My mother clears her throat, and I realize how much older she is. Still slender and petite. Still attractive. But older.
“Were you going to slip out in the night?”
She has the grace to lower her lashes, a flush creeping up her neck to her cheeks as she glances at the window. “Not in the night, no,” she says, straightening to her full height of about five feet five inches and readying to face me.
I don’t know what she’s expecting. I’m not sure what I’m expecting. But I start. And I get right to it.
“What did you think to achieve sending that sheet to Santiago?” I hadn’t even known it was gone. Mercedes told me later Miriam had changed the sheets, but I hadn’t given it another thought.
She raises her chin. Aloof is always a defense she relies on. But her eyes give away the truth.
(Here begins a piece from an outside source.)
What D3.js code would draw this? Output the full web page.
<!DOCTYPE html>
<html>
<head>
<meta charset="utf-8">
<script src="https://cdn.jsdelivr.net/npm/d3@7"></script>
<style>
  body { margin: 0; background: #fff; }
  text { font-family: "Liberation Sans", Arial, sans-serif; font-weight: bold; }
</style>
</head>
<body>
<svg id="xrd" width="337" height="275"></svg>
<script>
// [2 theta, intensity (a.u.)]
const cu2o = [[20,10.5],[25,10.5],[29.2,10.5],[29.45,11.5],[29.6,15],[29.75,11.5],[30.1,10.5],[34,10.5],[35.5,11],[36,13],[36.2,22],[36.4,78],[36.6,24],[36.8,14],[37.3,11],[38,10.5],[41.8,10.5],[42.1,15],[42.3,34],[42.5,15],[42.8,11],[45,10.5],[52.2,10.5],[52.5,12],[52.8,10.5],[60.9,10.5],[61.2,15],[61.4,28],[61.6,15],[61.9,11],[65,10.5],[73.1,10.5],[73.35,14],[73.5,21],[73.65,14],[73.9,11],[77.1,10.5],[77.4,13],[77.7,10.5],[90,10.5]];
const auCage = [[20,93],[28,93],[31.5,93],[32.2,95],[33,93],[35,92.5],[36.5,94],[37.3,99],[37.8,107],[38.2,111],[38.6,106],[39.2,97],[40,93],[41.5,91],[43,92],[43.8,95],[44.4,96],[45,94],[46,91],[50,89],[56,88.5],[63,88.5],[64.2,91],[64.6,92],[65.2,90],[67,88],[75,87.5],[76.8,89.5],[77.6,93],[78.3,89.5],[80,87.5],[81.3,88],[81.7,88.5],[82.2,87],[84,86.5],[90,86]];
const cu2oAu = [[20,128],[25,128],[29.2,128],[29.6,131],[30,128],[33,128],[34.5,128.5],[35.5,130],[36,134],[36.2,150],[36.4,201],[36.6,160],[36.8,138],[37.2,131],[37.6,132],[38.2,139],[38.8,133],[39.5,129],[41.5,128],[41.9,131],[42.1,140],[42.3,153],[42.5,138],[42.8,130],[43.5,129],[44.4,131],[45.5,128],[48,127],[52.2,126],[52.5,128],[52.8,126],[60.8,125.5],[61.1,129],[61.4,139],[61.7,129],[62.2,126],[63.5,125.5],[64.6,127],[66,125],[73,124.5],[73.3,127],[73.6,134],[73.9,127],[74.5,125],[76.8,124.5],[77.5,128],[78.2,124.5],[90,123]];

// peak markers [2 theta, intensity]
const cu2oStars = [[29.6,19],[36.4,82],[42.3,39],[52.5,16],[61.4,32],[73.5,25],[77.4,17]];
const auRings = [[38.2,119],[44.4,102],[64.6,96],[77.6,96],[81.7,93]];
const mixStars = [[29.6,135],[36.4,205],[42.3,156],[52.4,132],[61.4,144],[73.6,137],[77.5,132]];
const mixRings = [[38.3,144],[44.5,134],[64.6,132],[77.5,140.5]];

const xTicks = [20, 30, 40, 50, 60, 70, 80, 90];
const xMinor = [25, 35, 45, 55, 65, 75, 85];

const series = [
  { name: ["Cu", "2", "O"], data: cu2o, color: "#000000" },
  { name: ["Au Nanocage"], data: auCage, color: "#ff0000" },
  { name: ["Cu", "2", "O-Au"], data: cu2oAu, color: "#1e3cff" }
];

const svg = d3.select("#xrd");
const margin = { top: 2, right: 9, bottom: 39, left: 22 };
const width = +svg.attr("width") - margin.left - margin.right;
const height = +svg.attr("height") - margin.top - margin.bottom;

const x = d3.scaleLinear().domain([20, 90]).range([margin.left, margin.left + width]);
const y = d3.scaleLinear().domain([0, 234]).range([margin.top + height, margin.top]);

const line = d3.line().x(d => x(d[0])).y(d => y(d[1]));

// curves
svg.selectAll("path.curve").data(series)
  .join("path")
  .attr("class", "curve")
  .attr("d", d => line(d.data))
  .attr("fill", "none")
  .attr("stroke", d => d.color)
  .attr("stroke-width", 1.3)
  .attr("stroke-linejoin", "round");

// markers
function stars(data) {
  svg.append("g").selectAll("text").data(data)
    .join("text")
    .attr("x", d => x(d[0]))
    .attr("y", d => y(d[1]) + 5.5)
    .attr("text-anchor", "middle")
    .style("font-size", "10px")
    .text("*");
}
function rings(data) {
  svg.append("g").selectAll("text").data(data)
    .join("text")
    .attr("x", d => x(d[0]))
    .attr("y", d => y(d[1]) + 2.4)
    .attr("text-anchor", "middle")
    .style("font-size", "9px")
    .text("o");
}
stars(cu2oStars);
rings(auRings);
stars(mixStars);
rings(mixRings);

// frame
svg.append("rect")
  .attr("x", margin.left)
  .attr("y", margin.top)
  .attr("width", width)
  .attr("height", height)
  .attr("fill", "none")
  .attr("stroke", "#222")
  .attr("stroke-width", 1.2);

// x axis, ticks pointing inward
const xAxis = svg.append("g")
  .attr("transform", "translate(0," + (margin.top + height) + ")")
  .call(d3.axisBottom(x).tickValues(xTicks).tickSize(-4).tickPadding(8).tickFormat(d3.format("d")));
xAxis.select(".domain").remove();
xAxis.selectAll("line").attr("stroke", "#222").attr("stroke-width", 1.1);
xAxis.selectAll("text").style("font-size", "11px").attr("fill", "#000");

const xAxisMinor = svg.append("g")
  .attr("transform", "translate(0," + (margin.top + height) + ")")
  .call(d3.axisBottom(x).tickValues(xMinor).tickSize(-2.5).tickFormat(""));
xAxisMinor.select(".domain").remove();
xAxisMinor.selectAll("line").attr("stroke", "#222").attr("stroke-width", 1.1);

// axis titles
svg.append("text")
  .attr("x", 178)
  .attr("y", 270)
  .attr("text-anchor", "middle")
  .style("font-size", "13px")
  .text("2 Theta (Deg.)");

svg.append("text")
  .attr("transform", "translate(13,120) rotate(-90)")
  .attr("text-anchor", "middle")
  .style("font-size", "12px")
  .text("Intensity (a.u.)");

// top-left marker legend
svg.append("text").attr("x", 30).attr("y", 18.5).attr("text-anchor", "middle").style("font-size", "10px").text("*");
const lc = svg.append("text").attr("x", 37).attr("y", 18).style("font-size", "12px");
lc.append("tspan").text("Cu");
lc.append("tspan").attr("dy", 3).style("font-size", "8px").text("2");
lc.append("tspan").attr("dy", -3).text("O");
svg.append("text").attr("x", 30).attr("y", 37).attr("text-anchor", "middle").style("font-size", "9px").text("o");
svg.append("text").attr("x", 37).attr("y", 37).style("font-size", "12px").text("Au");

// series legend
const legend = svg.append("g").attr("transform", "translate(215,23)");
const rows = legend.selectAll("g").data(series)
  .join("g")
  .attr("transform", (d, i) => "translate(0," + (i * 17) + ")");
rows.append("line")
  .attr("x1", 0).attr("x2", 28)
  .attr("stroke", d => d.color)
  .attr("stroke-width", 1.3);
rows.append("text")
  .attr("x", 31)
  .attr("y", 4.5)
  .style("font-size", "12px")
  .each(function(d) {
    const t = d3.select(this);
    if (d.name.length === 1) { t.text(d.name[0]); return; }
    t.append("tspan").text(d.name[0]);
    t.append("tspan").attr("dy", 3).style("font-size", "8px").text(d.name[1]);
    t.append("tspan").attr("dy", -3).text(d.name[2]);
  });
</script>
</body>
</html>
“I was just angry, Judge. So angry. I didn’t know she was pregnant.” Her shoulders slump, and she sets her hand on the back of one of the kitchen chairs.
I pull it out for her and then sit on one of the others, trying to set her at ease. I’m twice her size, and given my resemblance to my grandfather and our past, I’m sure she’s intimidated. This is the most honest my mother has ever been with me. The most real. And I want to keep her talking.
She sits. “I knew her brother would take her away, and then maybe you and Theron could…” She trails off.
“Theron and I are going to be okay,” I tell her.
Her eyes are wet when she looks at me. “When I heard what happened to him, and I was so far away, I almost died myself.” I try not to let that sting. Theron did get the worst end of it. But she continues. “You and Mercedes too, you didn’t deserve that. And I’m glad she and you and the babies are safe.”